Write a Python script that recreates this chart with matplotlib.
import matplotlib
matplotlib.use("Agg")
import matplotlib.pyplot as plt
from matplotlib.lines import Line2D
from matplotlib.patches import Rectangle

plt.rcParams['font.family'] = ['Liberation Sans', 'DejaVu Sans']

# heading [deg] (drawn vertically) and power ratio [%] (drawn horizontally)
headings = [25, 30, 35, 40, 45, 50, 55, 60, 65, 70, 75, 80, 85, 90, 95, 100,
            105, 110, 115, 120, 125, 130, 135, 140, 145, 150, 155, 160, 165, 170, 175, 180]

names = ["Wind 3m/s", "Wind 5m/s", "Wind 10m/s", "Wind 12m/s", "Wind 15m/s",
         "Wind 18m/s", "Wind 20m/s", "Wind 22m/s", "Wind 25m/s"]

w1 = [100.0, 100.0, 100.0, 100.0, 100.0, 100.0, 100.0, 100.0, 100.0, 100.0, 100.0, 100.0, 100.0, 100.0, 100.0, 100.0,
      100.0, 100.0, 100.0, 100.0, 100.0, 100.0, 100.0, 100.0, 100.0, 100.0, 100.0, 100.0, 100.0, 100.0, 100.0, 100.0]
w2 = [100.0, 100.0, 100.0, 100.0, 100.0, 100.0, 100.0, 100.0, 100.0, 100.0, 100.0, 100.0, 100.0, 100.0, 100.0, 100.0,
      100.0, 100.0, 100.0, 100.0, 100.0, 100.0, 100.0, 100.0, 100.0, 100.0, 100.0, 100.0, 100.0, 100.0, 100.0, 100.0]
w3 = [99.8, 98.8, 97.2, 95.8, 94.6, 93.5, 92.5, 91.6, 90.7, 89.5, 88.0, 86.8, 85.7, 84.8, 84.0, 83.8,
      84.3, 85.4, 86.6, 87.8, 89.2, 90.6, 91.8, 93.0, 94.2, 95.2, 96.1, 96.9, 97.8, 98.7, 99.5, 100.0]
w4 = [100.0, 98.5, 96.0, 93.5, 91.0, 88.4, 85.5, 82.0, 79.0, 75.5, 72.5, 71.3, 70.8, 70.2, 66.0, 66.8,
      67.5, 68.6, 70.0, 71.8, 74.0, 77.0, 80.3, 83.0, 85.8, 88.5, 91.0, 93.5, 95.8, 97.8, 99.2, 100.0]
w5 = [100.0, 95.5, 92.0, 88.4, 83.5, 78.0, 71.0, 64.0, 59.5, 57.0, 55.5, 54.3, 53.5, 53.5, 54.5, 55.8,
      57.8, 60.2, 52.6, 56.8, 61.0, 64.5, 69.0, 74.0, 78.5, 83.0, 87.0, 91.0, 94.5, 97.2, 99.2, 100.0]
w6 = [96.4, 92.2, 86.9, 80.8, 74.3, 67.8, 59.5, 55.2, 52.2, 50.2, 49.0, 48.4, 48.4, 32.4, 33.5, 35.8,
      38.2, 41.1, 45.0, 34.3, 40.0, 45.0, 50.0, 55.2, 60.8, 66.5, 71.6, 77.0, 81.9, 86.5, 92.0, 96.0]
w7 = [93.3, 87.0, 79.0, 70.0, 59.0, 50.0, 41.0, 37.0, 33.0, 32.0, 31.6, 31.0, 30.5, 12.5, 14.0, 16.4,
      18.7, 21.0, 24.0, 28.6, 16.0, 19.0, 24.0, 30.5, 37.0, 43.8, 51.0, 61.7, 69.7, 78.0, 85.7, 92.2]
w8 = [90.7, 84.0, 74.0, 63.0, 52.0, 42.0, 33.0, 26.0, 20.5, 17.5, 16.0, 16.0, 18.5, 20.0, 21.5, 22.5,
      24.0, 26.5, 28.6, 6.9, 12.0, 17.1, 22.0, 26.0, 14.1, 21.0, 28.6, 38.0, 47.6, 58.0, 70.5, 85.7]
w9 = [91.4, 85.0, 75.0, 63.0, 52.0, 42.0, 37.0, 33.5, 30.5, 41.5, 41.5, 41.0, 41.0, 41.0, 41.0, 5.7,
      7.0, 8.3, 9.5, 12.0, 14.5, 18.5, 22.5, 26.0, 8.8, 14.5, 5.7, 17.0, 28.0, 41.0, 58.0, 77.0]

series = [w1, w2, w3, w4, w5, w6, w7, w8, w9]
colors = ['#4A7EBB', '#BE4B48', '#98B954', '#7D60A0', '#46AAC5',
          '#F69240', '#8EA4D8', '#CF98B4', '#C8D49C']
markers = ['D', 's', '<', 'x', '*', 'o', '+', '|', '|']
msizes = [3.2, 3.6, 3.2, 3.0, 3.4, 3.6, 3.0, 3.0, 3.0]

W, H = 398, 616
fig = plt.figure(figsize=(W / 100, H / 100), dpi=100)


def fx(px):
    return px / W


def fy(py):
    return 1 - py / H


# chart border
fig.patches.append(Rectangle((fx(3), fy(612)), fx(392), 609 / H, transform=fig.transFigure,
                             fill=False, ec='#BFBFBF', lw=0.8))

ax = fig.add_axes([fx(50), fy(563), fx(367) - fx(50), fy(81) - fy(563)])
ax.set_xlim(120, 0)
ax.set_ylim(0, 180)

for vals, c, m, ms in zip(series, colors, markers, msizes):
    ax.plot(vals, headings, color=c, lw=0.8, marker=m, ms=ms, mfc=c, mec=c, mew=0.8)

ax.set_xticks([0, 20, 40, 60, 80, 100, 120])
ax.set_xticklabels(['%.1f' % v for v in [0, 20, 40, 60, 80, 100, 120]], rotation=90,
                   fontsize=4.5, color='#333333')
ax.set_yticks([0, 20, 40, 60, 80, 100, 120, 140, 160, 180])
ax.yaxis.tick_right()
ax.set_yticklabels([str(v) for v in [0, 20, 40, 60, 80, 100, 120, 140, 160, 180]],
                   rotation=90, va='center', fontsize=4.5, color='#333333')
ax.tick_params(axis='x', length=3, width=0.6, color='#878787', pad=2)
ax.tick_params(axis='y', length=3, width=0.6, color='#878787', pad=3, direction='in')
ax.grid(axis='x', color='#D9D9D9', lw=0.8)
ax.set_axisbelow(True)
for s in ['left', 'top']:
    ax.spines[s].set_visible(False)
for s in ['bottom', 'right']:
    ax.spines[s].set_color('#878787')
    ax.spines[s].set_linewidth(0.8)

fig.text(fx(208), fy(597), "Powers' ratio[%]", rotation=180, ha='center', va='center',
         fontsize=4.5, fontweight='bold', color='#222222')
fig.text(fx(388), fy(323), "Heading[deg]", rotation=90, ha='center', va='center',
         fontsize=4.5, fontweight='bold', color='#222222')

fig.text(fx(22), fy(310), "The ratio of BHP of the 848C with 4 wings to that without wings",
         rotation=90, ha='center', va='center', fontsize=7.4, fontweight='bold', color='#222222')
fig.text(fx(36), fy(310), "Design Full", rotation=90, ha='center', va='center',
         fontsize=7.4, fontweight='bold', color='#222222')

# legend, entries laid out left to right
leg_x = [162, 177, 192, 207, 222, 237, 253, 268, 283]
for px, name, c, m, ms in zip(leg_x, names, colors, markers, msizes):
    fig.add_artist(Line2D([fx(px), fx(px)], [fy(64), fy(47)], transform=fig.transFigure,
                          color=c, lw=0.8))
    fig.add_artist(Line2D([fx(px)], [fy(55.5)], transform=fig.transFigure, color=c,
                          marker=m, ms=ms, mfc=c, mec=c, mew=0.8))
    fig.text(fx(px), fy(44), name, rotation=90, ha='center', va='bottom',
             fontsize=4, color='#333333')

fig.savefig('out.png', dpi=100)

**Problem to solve**
Count the lines of the material that include the word "with", then state only the total.

**Expected answer**
2